Imagine the poor integrator responsible for implementing the marketing claim of 'certainly no threat goes unnoticed'. This is similar to the unattended objects claim. The only way to even attempt 'no threat' going unnoticed is to have a massive amount of false negatives, which will cause most users to turn systems off.

massive potential for facial recognition in the law and order sector where specific individuals need to be identified from crowds in large spaces.

The number of mistakes and misses will be 'massive' in such an application. Chinese government marketing notwithstanding, crowds means obstructions, lighting issues, people looking in different directions, wide field of views, etc. All of these things radically undermine performance. Keep in mind, the BBC Dahua story touting facial recognition had the subject matched at a checkpoint, because that is the reality of what is reasonably accurate, not crowds in large spaces.

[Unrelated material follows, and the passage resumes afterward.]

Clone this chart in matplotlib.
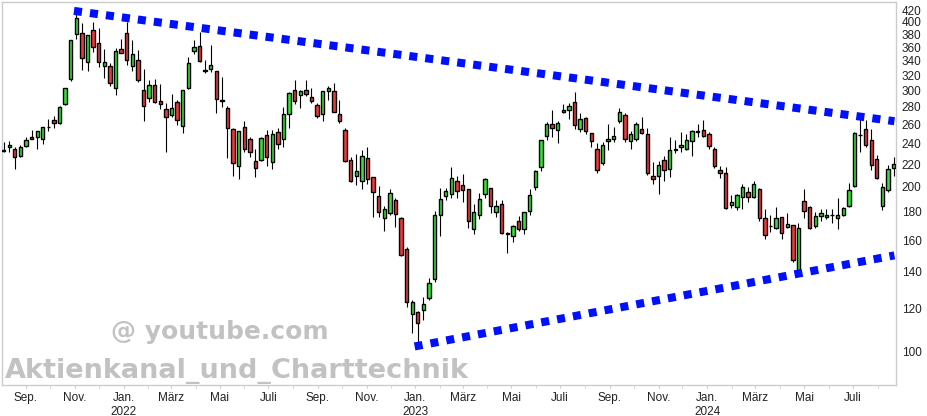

Hikvision and ASMAG are not alone.

Pansonic, whose surveillance business has struggled over the past few years, is increasingly betting on facial recognition to resolve its problems. Now, they have released a cringeworthy 'find the little lost girl' marketing video. [Update, evidently embarassed, Panasonic has now removed it.]

The video is absurd. First of all, there are very few people in this museum. Instead of just looking around the immediate area, the security guard and mom retreat to their monitoring station, spending 10+ minutes looking at video, trying to do a face search. It makes no operational sense. Children are momentarily lost all the time but the 'low tech' solution is simple and quicker - look around.

Then they find her in an incredibly unrealistic 50+ foot wide FoV at a sharp angle:

This vastly misrepresents camera coverage requirements for facial recognition.

Panasonic furthermore touts being 'capable of recognition':

'Capable' is a loaded term. It might be capable, at some level, but how well will it work with significantly tilted faces, masks or 10-year-old photos? Almost certainly poorly and with accuracy issues.

Update: However, Panasonic has a new marketing video, this time in a mass transit application, with extreme claims:

This time, they have the camera with a direct head angle (hard to do in reality) and again are claiming tough matches:

The video ignores how many false positives they will get with this approach but it will be significant because, in mass transit, cameras will see thousands or tens of thousands of faces per day. When a system relaxes its confidence levels to match to images so significantly different, the false positives will increase significantly.

Setting Up For Problems

Deep learning / AI will almost certainly become much better than bad 'legacy' video analytics were. However, many scenarios are inherently hard and even with 'much better' analytics there will still be many problems and mistakes that users will need to handle. The recent uptrend of irresponsible marketing risks repeating many of the mistakes and frustrations of the past decade.